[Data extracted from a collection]
— Begin —
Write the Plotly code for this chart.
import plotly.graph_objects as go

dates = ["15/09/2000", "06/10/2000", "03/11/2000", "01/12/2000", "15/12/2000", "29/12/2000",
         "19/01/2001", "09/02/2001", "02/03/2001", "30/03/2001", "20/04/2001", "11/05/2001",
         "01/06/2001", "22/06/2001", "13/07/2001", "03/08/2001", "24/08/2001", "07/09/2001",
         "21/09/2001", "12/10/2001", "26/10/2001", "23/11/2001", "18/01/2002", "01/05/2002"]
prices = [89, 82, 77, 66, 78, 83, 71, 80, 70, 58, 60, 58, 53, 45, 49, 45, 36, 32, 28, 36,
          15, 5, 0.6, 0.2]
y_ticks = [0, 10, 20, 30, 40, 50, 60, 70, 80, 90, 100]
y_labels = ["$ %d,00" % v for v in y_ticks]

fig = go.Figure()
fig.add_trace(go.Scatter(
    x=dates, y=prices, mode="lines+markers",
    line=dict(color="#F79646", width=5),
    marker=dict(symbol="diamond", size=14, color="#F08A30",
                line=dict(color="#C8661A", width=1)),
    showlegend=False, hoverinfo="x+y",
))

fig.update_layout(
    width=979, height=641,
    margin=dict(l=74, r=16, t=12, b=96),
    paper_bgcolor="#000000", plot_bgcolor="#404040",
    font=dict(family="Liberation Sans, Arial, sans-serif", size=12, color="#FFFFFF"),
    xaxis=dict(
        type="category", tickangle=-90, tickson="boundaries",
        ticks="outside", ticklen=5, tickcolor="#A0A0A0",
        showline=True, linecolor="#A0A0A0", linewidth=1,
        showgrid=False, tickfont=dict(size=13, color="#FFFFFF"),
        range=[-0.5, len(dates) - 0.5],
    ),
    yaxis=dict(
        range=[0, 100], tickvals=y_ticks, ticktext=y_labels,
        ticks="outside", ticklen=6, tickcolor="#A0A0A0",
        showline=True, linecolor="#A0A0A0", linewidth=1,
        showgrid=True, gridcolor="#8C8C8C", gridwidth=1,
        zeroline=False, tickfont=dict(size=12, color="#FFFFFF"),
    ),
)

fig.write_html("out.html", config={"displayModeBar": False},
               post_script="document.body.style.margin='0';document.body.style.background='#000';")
— End —
— Begin —
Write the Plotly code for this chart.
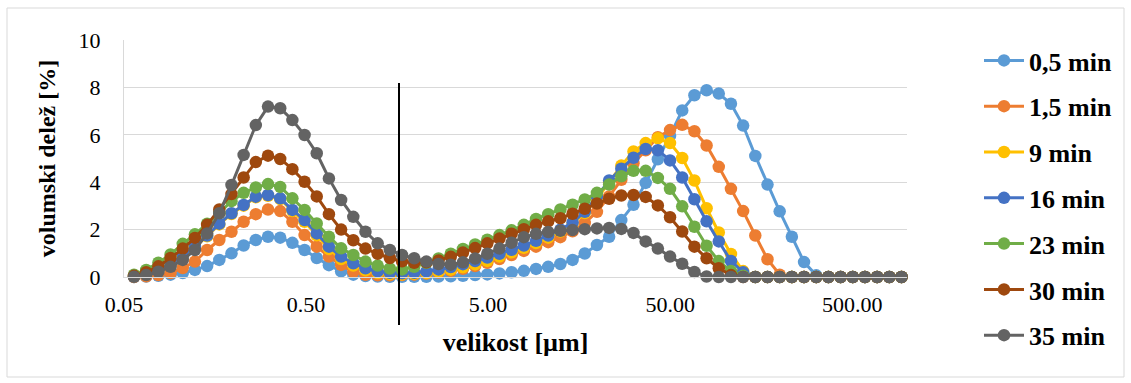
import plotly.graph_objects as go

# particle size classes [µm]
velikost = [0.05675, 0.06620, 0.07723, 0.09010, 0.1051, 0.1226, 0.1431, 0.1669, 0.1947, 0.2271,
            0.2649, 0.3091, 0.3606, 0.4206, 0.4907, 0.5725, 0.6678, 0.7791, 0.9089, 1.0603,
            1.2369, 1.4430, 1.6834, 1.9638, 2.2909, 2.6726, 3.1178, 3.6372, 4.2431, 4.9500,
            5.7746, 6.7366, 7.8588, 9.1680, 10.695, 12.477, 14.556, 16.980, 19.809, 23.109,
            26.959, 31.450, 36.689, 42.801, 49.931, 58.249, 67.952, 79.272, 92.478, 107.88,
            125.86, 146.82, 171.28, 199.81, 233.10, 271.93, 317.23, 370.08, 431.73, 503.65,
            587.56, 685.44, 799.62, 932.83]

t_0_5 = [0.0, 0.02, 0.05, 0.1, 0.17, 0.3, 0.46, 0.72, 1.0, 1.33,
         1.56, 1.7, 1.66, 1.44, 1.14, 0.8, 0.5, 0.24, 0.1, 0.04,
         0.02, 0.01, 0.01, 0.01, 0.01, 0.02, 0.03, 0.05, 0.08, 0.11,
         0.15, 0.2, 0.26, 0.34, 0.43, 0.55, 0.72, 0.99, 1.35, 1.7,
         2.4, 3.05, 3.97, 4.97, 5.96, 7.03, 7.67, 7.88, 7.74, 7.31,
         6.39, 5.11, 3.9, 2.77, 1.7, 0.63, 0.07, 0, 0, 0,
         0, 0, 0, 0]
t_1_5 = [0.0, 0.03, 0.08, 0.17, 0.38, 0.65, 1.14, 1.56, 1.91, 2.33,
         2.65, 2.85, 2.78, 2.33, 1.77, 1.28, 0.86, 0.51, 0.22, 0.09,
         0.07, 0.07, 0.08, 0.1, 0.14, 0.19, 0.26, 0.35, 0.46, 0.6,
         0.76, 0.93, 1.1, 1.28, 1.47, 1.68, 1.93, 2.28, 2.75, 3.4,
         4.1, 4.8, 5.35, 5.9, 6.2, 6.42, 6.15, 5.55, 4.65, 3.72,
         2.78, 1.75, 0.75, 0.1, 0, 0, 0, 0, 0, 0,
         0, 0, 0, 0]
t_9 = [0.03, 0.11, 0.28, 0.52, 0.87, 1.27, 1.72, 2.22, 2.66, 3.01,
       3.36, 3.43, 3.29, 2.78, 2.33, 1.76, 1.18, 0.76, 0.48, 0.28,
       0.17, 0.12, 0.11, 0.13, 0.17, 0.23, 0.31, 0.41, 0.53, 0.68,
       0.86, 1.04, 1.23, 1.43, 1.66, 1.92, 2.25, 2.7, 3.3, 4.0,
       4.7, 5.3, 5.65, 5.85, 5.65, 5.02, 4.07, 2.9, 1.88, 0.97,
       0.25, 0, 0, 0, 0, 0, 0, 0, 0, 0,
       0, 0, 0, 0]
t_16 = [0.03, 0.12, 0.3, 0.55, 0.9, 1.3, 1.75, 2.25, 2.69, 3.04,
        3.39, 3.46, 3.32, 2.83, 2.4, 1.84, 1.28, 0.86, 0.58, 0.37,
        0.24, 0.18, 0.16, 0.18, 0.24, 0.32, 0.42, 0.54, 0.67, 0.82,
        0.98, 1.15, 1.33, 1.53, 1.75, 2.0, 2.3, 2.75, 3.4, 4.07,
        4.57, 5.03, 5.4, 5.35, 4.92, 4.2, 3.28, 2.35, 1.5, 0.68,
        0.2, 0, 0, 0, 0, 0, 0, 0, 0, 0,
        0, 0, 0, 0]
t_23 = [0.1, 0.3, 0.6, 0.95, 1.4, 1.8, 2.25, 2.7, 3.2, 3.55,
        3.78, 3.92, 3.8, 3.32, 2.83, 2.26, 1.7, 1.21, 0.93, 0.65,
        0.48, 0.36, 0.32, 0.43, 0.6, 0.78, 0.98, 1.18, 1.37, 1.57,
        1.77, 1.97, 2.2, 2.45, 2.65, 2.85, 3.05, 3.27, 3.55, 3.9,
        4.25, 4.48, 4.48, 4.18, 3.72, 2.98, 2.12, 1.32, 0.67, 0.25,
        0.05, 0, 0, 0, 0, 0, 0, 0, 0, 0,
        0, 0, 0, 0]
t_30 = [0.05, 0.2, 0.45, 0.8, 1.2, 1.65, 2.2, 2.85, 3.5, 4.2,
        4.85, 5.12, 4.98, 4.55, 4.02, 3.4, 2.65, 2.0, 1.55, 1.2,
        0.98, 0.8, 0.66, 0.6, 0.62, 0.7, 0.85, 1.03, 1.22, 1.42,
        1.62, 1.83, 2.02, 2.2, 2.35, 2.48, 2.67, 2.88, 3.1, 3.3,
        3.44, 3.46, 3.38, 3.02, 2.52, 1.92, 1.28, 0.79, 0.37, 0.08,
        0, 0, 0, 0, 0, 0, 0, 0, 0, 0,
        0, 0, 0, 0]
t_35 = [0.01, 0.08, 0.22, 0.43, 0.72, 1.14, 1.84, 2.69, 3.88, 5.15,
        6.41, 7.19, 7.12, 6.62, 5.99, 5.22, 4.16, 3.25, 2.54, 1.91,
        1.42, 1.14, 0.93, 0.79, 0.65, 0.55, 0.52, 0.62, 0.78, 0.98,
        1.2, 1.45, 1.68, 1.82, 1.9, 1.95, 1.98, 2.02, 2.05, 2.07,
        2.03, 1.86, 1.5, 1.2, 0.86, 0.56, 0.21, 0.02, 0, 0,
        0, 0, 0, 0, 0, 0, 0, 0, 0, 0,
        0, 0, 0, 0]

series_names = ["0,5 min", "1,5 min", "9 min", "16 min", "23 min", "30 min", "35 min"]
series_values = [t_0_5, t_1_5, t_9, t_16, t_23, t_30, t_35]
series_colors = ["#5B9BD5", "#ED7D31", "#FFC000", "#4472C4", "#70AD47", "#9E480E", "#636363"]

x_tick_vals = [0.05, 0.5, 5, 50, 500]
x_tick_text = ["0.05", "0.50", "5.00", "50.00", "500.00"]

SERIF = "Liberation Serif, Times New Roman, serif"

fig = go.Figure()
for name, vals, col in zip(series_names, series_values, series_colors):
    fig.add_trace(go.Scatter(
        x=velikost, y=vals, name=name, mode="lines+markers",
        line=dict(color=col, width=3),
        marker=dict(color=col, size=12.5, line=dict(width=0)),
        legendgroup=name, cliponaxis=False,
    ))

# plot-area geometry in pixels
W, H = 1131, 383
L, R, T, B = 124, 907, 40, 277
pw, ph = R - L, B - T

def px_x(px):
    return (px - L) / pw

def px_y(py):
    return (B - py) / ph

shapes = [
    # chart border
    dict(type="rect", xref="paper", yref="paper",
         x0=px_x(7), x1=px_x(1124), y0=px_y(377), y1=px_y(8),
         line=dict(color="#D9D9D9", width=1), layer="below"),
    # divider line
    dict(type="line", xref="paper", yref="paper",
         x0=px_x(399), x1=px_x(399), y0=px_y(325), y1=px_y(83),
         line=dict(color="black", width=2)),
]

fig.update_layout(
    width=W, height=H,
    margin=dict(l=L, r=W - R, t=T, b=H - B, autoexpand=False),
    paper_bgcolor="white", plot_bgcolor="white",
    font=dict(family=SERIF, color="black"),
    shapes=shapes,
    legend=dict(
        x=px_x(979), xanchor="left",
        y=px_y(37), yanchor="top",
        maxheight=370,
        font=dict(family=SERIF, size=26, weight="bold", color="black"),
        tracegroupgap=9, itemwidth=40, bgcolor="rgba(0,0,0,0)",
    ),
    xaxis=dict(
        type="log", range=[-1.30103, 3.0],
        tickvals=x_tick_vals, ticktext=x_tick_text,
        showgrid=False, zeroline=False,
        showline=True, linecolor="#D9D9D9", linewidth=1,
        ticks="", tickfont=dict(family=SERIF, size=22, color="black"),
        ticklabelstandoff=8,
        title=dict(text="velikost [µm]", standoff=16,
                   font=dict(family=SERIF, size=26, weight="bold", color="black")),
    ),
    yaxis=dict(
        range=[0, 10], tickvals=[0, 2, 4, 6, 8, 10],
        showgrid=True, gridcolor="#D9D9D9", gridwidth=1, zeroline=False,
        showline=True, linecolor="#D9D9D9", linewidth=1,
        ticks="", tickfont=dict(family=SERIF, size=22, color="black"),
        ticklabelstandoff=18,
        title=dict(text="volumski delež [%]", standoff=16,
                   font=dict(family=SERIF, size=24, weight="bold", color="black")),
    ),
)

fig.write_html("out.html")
— End —
— Begin —
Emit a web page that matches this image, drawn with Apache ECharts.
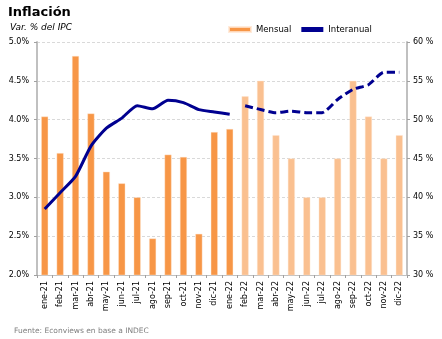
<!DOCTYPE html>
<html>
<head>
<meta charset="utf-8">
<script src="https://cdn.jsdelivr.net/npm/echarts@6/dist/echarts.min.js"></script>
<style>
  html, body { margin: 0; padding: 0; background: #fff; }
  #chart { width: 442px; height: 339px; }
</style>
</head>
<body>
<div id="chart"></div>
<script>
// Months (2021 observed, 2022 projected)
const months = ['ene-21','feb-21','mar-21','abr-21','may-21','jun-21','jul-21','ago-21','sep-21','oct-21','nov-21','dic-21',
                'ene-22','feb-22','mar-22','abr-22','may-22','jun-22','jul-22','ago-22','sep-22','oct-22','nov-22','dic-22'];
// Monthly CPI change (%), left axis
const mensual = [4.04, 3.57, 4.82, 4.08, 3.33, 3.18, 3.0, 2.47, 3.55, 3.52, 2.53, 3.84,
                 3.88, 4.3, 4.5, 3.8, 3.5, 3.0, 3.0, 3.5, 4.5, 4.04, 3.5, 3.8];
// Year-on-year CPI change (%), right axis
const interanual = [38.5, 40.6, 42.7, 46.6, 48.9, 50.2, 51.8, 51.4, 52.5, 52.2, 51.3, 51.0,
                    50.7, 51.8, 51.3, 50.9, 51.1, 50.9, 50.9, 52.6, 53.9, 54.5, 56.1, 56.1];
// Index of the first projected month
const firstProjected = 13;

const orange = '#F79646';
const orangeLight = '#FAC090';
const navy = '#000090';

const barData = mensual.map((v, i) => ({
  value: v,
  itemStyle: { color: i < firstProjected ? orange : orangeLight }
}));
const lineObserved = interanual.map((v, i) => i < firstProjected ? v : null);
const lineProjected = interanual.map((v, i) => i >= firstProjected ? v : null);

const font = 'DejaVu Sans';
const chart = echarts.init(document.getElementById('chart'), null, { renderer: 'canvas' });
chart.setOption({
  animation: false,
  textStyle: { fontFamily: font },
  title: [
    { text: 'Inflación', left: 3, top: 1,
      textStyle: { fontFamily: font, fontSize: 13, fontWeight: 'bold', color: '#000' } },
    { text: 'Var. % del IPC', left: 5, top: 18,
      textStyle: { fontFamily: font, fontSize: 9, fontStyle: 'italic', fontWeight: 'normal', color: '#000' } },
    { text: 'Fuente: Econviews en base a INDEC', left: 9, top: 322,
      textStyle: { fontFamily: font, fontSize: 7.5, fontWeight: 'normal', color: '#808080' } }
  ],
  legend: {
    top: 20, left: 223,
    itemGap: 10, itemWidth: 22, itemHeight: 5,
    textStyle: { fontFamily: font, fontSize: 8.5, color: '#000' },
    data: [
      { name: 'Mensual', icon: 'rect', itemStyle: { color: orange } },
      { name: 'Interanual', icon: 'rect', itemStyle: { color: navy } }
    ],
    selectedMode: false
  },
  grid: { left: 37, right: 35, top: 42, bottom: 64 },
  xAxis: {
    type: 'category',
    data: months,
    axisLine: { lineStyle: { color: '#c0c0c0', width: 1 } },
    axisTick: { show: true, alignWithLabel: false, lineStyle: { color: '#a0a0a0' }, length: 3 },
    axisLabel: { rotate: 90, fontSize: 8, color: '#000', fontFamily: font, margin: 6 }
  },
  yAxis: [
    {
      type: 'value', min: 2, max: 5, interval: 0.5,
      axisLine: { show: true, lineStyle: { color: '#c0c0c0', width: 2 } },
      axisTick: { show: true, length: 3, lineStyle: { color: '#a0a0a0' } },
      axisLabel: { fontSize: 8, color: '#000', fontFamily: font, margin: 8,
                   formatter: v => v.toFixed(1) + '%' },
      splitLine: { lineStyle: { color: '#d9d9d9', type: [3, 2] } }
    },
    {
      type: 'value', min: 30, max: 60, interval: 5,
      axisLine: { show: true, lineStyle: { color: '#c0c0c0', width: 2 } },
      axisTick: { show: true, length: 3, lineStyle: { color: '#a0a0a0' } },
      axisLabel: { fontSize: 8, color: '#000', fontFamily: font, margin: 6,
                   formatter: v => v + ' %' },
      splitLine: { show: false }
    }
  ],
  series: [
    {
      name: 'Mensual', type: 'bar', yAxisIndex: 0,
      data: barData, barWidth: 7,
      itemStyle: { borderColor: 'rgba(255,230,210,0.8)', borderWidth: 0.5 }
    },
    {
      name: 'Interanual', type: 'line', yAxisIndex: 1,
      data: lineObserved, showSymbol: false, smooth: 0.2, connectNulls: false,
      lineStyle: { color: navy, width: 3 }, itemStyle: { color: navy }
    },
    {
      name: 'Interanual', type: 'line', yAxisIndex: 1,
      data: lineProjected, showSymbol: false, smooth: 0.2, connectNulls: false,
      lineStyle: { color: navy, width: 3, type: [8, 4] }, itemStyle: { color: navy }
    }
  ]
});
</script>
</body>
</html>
— End —
• Problem details:
The first line to give again is the one with "Emit a web page", and the last is the one with "const navy = '#000090';". Repeat them and everything between exactly, minus the pictures.

• Written solution:
Emit a web page that matches this image, drawn with Apache ECharts.
<!DOCTYPE html>
<html>
<head>
<meta charset="utf-8">
<script src="https://cdn.jsdelivr.net/npm/echarts@6/dist/echarts.min.js"></script>
<style>
  html, body { margin: 0; padding: 0; background: #fff; }
  #chart { width: 442px; height: 339px; }
</style>
</head>
<body>
<div id="chart"></div>
<script>
// Months (2021 observed, 2022 projected)
const months = ['ene-21','feb-21','mar-21','abr-21','may-21','jun-21','jul-21','ago-21','sep-21','oct-21','nov-21','dic-21',
                'ene-22','feb-22','mar-22','abr-22','may-22','jun-22','jul-22','ago-22','sep-22','oct-22','nov-22','dic-22'];
// Monthly CPI change (%), left axis
const mensual = [4.04, 3.57, 4.82, 4.08, 3.33, 3.18, 3.0, 2.47, 3.55, 3.52, 2.53, 3.84,
                 3.88, 4.3, 4.5, 3.8, 3.5, 3.0, 3.0, 3.5, 4.5, 4.04, 3.5, 3.8];
// Year-on-year CPI change (%), right axis
const interanual = [38.5, 40.6, 42.7, 46.6, 48.9, 50.2, 51.8, 51.4, 52.5, 52.2, 51.3, 51.0,
                    50.7, 51.8, 51.3, 50.9, 51.1, 50.9, 50.9, 52.6, 53.9, 54.5, 56.1, 56.1];
// Index of the first projected month
const firstProjected = 13;

const orange = '#F79646';
const orangeLight = '#FAC090';
const navy = '#000090';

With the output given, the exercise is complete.